Source excerpt
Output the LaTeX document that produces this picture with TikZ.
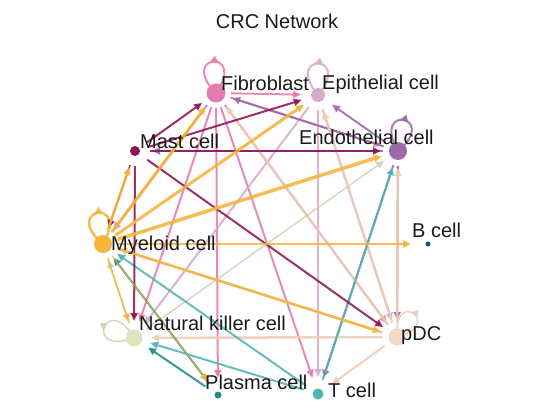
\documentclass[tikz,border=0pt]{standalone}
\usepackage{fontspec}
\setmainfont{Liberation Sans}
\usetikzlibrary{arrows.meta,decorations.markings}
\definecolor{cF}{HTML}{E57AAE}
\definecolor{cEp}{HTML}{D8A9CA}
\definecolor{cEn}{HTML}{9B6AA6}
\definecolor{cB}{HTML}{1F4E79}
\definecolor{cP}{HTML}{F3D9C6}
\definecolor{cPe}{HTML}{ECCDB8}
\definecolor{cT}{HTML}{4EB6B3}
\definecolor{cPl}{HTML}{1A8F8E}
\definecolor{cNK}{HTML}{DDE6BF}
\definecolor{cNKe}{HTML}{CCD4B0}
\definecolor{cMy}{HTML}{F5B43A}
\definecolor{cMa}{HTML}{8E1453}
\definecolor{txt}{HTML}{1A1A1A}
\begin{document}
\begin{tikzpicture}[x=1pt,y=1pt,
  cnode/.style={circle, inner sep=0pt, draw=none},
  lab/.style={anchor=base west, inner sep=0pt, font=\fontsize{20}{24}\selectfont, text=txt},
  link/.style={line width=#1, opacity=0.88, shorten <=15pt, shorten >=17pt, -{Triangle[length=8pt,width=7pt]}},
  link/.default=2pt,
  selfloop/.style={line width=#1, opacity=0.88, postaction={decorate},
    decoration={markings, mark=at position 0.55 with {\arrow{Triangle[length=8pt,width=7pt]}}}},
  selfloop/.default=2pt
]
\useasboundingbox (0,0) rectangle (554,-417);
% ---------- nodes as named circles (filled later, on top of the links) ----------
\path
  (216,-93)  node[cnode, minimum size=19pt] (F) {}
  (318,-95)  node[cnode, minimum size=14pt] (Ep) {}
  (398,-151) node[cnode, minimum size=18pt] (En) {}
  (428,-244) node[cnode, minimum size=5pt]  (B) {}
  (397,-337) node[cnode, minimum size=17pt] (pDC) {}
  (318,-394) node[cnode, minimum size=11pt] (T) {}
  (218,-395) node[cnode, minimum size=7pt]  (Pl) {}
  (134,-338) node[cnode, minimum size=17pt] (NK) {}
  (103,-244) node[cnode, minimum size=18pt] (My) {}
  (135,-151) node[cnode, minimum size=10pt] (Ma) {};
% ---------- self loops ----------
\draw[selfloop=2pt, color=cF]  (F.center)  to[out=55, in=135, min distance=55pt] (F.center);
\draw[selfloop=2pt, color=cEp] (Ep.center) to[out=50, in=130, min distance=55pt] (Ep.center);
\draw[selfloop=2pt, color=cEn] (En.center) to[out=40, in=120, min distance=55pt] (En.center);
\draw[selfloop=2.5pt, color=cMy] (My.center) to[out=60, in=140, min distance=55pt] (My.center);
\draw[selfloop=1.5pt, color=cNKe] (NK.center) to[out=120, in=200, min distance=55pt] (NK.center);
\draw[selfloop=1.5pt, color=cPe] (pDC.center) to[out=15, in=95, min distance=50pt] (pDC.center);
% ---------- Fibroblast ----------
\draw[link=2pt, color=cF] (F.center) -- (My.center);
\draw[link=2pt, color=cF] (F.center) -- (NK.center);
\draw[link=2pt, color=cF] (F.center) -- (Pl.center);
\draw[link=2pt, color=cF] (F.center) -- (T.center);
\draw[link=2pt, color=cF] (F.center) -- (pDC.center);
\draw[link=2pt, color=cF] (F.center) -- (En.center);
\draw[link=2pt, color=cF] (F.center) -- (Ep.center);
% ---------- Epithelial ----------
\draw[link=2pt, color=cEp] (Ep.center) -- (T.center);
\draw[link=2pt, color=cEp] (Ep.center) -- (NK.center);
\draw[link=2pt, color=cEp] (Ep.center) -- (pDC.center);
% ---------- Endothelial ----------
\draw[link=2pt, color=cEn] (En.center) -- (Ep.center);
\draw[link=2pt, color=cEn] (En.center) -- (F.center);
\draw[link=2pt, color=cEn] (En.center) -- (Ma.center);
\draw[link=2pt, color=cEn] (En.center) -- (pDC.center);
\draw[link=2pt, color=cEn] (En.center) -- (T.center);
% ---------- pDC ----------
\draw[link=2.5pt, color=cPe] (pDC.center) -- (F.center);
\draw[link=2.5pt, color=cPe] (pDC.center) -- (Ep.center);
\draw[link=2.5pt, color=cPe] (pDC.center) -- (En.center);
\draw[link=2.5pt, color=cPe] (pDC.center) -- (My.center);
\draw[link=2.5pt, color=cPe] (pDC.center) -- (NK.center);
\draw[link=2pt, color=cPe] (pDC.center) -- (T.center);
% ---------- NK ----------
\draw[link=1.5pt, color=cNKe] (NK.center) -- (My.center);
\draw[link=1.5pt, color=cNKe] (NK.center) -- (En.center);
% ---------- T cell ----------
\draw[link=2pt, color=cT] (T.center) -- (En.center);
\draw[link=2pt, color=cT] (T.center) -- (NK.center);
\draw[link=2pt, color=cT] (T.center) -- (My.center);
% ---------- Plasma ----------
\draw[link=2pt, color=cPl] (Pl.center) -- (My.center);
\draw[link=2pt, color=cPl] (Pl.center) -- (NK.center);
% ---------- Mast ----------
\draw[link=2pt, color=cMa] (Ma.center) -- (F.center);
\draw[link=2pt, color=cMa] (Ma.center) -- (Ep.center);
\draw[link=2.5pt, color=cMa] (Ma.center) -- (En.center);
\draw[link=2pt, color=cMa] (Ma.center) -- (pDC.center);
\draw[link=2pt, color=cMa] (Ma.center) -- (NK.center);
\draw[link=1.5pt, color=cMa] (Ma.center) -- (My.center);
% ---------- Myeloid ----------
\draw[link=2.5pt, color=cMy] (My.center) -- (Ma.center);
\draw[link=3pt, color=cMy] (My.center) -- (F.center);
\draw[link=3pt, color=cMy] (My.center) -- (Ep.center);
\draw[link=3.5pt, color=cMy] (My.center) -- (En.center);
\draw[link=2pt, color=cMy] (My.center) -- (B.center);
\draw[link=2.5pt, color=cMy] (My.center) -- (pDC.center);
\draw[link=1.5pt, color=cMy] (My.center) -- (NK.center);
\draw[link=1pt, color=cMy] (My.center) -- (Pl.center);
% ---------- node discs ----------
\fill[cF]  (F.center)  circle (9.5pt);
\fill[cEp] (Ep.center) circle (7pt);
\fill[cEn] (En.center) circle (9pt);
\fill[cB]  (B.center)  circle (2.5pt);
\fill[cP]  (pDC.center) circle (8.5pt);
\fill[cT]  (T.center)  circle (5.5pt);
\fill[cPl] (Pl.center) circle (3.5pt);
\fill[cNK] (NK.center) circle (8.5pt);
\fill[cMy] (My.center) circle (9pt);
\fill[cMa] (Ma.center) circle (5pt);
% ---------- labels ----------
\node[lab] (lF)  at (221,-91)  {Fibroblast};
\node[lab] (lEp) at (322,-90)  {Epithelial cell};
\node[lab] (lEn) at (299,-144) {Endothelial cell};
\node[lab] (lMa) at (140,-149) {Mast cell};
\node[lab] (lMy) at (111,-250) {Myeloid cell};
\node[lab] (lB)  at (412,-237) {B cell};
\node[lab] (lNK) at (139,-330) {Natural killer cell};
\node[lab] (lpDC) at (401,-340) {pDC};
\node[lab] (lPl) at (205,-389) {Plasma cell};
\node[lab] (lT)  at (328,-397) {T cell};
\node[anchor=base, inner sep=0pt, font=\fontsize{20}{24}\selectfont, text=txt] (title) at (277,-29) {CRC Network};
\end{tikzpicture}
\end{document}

Description of the task
Reproduce each line exactly, please, except for any pictures.

Completed exercise
Output the LaTeX document that produces this picture with TikZ.
\documentclass[tikz,border=0pt]{standalone}
\usepackage{fontspec}
\setmainfont{Liberation Sans}
\usetikzlibrary{arrows.meta,decorations.markings}
\definecolor{cF}{HTML}{E57AAE}
\definecolor{cEp}{HTML}{D8A9CA}
\definecolor{cEn}{HTML}{9B6AA6}
\definecolor{cB}{HTML}{1F4E79}
\definecolor{cP}{HTML}{F3D9C6}
\definecolor{cPe}{HTML}{ECCDB8}
\definecolor{cT}{HTML}{4EB6B3}
\definecolor{cPl}{HTML}{1A8F8E}
\definecolor{cNK}{HTML}{DDE6BF}
\definecolor{cNKe}{HTML}{CCD4B0}
\definecolor{cMy}{HTML}{F5B43A}
\definecolor{cMa}{HTML}{8E1453}
\definecolor{txt}{HTML}{1A1A1A}
\begin{document}
\begin{tikzpicture}[x=1pt,y=1pt,
  cnode/.style={circle, inner sep=0pt, draw=none},
  lab/.style={anchor=base west, inner sep=0pt, font=\fontsize{20}{24}\selectfont, text=txt},
  link/.style={line width=#1, opacity=0.88, shorten <=15pt, shorten >=17pt, -{Triangle[length=8pt,width=7pt]}},
  link/.default=2pt,
  selfloop/.style={line width=#1, opacity=0.88, postaction={decorate},
    decoration={markings, mark=at position 0.55 with {\arrow{Triangle[length=8pt,width=7pt]}}}},
  selfloop/.default=2pt
]
\useasboundingbox (0,0) rectangle (554,-417);
% ---------- nodes as named circles (filled later, on top of the links) ----------
\path
  (216,-93)  node[cnode, minimum size=19pt] (F) {}
  (318,-95)  node[cnode, minimum size=14pt] (Ep) {}
  (398,-151) node[cnode, minimum size=18pt] (En) {}
  (428,-244) node[cnode, minimum size=5pt]  (B) {}
  (397,-337) node[cnode, minimum size=17pt] (pDC) {}
  (318,-394) node[cnode, minimum size=11pt] (T) {}
  (218,-395) node[cnode, minimum size=7pt]  (Pl) {}
  (134,-338) node[cnode, minimum size=17pt] (NK) {}
  (103,-244) node[cnode, minimum size=18pt] (My) {}
  (135,-151) node[cnode, minimum size=10pt] (Ma) {};
% ---------- self loops ----------
\draw[selfloop=2pt, color=cF]  (F.center)  to[out=55, in=135, min distance=55pt] (F.center);
\draw[selfloop=2pt, color=cEp] (Ep.center) to[out=50, in=130, min distance=55pt] (Ep.center);
\draw[selfloop=2pt, color=cEn] (En.center) to[out=40, in=120, min distance=55pt] (En.center);
\draw[selfloop=2.5pt, color=cMy] (My.center) to[out=60, in=140, min distance=55pt] (My.center);
\draw[selfloop=1.5pt, color=cNKe] (NK.center) to[out=120, in=200, min distance=55pt] (NK.center);
\draw[selfloop=1.5pt, color=cPe] (pDC.center) to[out=15, in=95, min distance=50pt] (pDC.center);
% ---------- Fibroblast ----------
\draw[link=2pt, color=cF] (F.center) -- (My.center);
\draw[link=2pt, color=cF] (F.center) -- (NK.center);
\draw[link=2pt, color=cF] (F.center) -- (Pl.center);
\draw[link=2pt, color=cF] (F.center) -- (T.center);
\draw[link=2pt, color=cF] (F.center) -- (pDC.center);
\draw[link=2pt, color=cF] (F.center) -- (En.center);
\draw[link=2pt, color=cF] (F.center) -- (Ep.center);
% ---------- Epithelial ----------
\draw[link=2pt, color=cEp] (Ep.center) -- (T.center);
\draw[link=2pt, color=cEp] (Ep.center) -- (NK.center);
\draw[link=2pt, color=cEp] (Ep.center) -- (pDC.center);
% ---------- Endothelial ----------
\draw[link=2pt, color=cEn] (En.center) -- (Ep.center);
\draw[link=2pt, color=cEn] (En.center) -- (F.center);
\draw[link=2pt, color=cEn] (En.center) -- (Ma.center);
\draw[link=2pt, color=cEn] (En.center) -- (pDC.center);
\draw[link=2pt, color=cEn] (En.center) -- (T.center);
% ---------- pDC ----------
\draw[link=2.5pt, color=cPe] (pDC.center) -- (F.center);
\draw[link=2.5pt, color=cPe] (pDC.center) -- (Ep.center);
\draw[link=2.5pt, color=cPe] (pDC.center) -- (En.center);
\draw[link=2.5pt, color=cPe] (pDC.center) -- (My.center);
\draw[link=2.5pt, color=cPe] (pDC.center) -- (NK.center);
\draw[link=2pt, color=cPe] (pDC.center) -- (T.center);
% ---------- NK ----------
\draw[link=1.5pt, color=cNKe] (NK.center) -- (My.center);
\draw[link=1.5pt, color=cNKe] (NK.center) -- (En.center);
% ---------- T cell ----------
\draw[link=2pt, color=cT] (T.center) -- (En.center);
\draw[link=2pt, color=cT] (T.center) -- (NK.center);
\draw[link=2pt, color=cT] (T.center) -- (My.center);
% ---------- Plasma ----------
\draw[link=2pt, color=cPl] (Pl.center) -- (My.center);
\draw[link=2pt, color=cPl] (Pl.center) -- (NK.center);
% ---------- Mast ----------
\draw[link=2pt, color=cMa] (Ma.center) -- (F.center);
\draw[link=2pt, color=cMa] (Ma.center) -- (Ep.center);
\draw[link=2.5pt, color=cMa] (Ma.center) -- (En.center);
\draw[link=2pt, color=cMa] (Ma.center) -- (pDC.center);
\draw[link=2pt, color=cMa] (Ma.center) -- (NK.center);
\draw[link=1.5pt, color=cMa] (Ma.center) -- (My.center);
% ---------- Myeloid ----------
\draw[link=2.5pt, color=cMy] (My.center) -- (Ma.center);
\draw[link=3pt, color=cMy] (My.center) -- (F.center);
\draw[link=3pt, color=cMy] (My.center) -- (Ep.center);
\draw[link=3.5pt, color=cMy] (My.center) -- (En.center);
\draw[link=2pt, color=cMy] (My.center) -- (B.center);
\draw[link=2.5pt, color=cMy] (My.center) -- (pDC.center);
\draw[link=1.5pt, color=cMy] (My.center) -- (NK.center);
\draw[link=1pt, color=cMy] (My.center) -- (Pl.center);
% ---------- node discs ----------
\fill[cF]  (F.center)  circle (9.5pt);
\fill[cEp] (Ep.center) circle (7pt);
\fill[cEn] (En.center) circle (9pt);
\fill[cB]  (B.center)  circle (2.5pt);
\fill[cP]  (pDC.center) circle (8.5pt);
\fill[cT]  (T.center)  circle (5.5pt);
\fill[cPl] (Pl.center) circle (3.5pt);
\fill[cNK] (NK.center) circle (8.5pt);
\fill[cMy] (My.center) circle (9pt);
\fill[cMa] (Ma.center) circle (5pt);
% ---------- labels ----------
\node[lab] (lF)  at (221,-91)  {Fibroblast};
\node[lab] (lEp) at (322,-90)  {Epithelial cell};
\node[lab] (lEn) at (299,-144) {Endothelial cell};
\node[lab] (lMa) at (140,-149) {Mast cell};
\node[lab] (lMy) at (111,-250) {Myeloid cell};
\node[lab] (lB)  at (412,-237) {B cell};
\node[lab] (lNK) at (139,-330) {Natural killer cell};
\node[lab] (lpDC) at (401,-340) {pDC};
\node[lab] (lPl) at (205,-389) {Plasma cell};
\node[lab] (lT)  at (328,-397) {T cell};
\node[anchor=base, inner sep=0pt, font=\fontsize{20}{24}\selectfont, text=txt] (title) at (277,-29) {CRC Network};
\end{tikzpicture}
\end{document}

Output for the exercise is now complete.